Ma Salvini paga lo scotto dell’accordo prima con i Cinque Stelle e il governo giallo – verde e poi, soprattutto, dell’appoggio al “banchiere europeista” Mario Draghi mentre, di converso, la Meloni passa all’incasso per la sua coerenza e fermezza programmatica, essendo l’unico partito rimasto sempre all’opposizione nonostante tre governi, due di Conti ed uno di Draghi. La mossa della Meloni di non entrare nell’attuale esecutivo è vincente perché sottrae elettorato alla Lega e a Forza Italia e inoltre le permetterà di mettere le mani su importanti commissioni, come quella sui Servizi, che spettano per consuetudine all’opposizione.

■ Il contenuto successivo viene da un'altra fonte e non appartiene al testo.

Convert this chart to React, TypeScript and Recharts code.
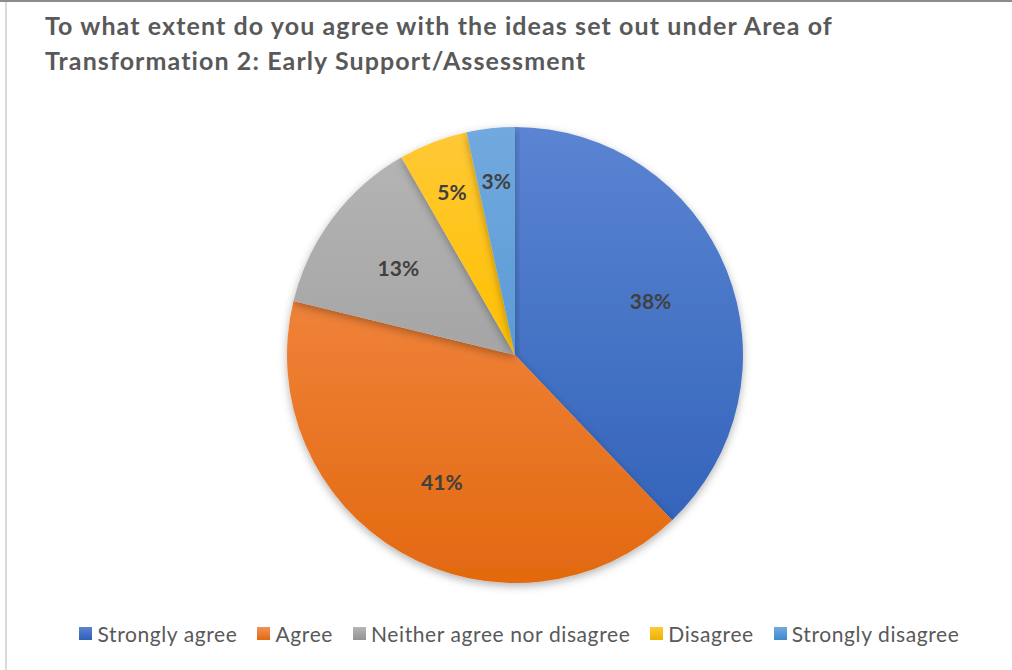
import React from 'react'
import { PieChart, Pie, Cell, Legend } from 'recharts'

const categories = ['Strongly agree', 'Agree', 'Neither agree nor disagree', 'Disagree', 'Strongly disagree']
const shares = [37.9, 40.9, 12.9, 4.9, 3.4]

const baseColors = ['#4472C4', '#ED7D31', '#A5A5A5', '#FFC000', '#5B9BD5']
const topColors = ['#5b84d2', '#f3925a', '#b6b6b6', '#ffc937', '#72a9df']
const bottomColors = ['#2f5fb8', '#e2690f', '#939393', '#eeb200', '#3f89ce']

const data = categories.map((name, i) => ({ name, value: shares[i] }))

const W = 1012
const H = 670
const CX = 515
const CY = 355
const R = 228
const FONT = 'Lato, "Open Sans", sans-serif'

const RAD = Math.PI / 180

function renderLabel(props: any) {
  const { cx, cy, midAngle, outerRadius, percent } = props
  const r = outerRadius * (percent < 0.1 ? 0.77 : 0.64)
  const x = cx + r * Math.cos(-midAngle * RAD)
  const y = cy + r * Math.sin(-midAngle * RAD)
  return (
    <text x={x} y={y} textAnchor="middle" dominantBaseline="central" fill="#404040"
      fontFamily={FONT} fontWeight={700} fontSize={21}>
      {`${Math.round(percent * 100)}%`}
    </text>
  )
}

function renderLegend() {
  return (
    <div style={{ display: 'flex', justifyContent: 'center', fontFamily: FONT, fontSize: 21,
      letterSpacing: 0.6, color: '#595959', paddingLeft: 27 }}>
      {categories.map((c, i) => (
        <div key={c} style={{ display: 'flex', alignItems: 'center', marginRight: i < categories.length - 1 ? 20 : 0 }}>
          <svg width={13} height={13} style={{ marginRight: 5 }}>
            <rect width={13} height={13} fill={`url(#lg${i})`} />
          </svg>
          <span>{c}</span>
        </div>
      ))}
    </div>
  )
}

export default function App() {
  return (
    <div style={{ position: 'absolute', left: 0, top: 0, width: W, height: H, background: '#fff', overflow: 'hidden' }}>
      <div style={{ position: 'absolute', left: 0, top: 0, width: W, height: 2, background: '#8c8c8c' }} />
      <div style={{ position: 'absolute', left: 5, top: 2, width: 2, height: H, background: '#d9d9d9' }} />
      <div style={{ position: 'absolute', left: 45, top: 8, fontFamily: FONT, fontWeight: 700, fontSize: 25,
        letterSpacing: 1.1, lineHeight: '35px', color: '#595959', width: 960, whiteSpace: 'nowrap' }}>
        To what extent do you agree with the ideas set out under Area of<br />
        Transformation 2: Early Support/Assessment
      </div>
      <svg width={0} height={0} style={{ position: 'absolute' }}>
        <defs>
          {baseColors.map((c, i) => (
            <linearGradient key={c} id={`lg${i}`} x1="0" y1="0" x2="0" y2="1">
              <stop offset="0%" stopColor={topColors[i]} />
              <stop offset="100%" stopColor={bottomColors[i]} />
            </linearGradient>
          ))}
        </defs>
      </svg>
      <PieChart width={W} height={H} margin={{ top: 0, right: 0, bottom: 0, left: 0 }}
        style={{ position: 'absolute', left: 0, top: 0 }}>
        <defs>
          {baseColors.map((c, i) => (
            <linearGradient key={c} id={`pg${i}`} gradientUnits="userSpaceOnUse" x1={0} y1={CY - R} x2={0} y2={CY + R}>
              <stop offset="0%" stopColor={topColors[i]} />
              <stop offset="50%" stopColor={c} />
              <stop offset="100%" stopColor={bottomColors[i]} />
            </linearGradient>
          ))}
          <filter id="shadow" x="-10%" y="-10%" width="120%" height="125%">
            <feDropShadow dx="0" dy="3" stdDeviation="4" floodColor="#000" floodOpacity="0.3" />
          </filter>
        </defs>
        <Pie data={data} dataKey="value" nameKey="name" cx={CX} cy={CY} outerRadius={R}
          startAngle={90} endAngle={-270} stroke="none" label={renderLabel} labelLine={false}
          isAnimationActive={false} style={{ filter: 'url(#shadow)' }}>
          {data.map((d, i) => (
            <Cell key={d.name} fill={`url(#pg${i})`} />
          ))}
        </Pie>
        <Legend content={renderLegend} verticalAlign="bottom" wrapperStyle={{ bottom: 24, left: 0, width: W }} />
      </PieChart>
    </div>
  )
}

Un discorso a parte è poi quello dei Cinque Stelle. I quasi 200mila iscritti a Rousseau, infatti, lo collocano al secondo posto, dopo al Pd, ma si tratta di iscrizioni non pienamente confrontabili con tutte le altre. Intanto perché sono totalmente gratuite e poi perché sono appunto “digitali”. Detto questo però occorre notare come Davide Casaleggio abbia in mano la chiave dello scrigno del tesoro dei dati degli iscritti, cosa che non ha Beppe Grillo. Ed avere i dati, come noto, è tutto. Questi conferma la crucialità della piattaforma Rousseau per il futuro del Movimento perché senza “anagrafe” dei sostenitori non si va da nessuna parte e Grillo dovrebbe ricominciare la raccolta da capo.

Il prossimo meeting virtuale del 12 aprile per commemorare Gianroberto Casaleggio vedrà invitati, tra gli altri, Antonio Di Pietro, Beppe Grillo, Alessandro Di Battista e Virginia Raggi. Una sorta di summit per cercare di integrare le spinte scissioniste e di equilibrare la componente più populista dei Cinque Stelle dopo la svolta “liberale” e “mite” con l’arrivo dell’ex premier Giuseppe Conte alla guida del Movimento stesso. Emblematica la presenza di Di Pietro, fondatore di Italia dei Valori, che è stata precorritrice sia per programma che contenuti del Movimento stesso e che poco tempo fa, grazie al suo segretario Ignazio Messina, si era proposta per cedere il simbolo di IdV al Senato, proposta poi ritirata. Ma IdV potrebbe comunque pontare a quell’elettorato populista che in passato fu suo.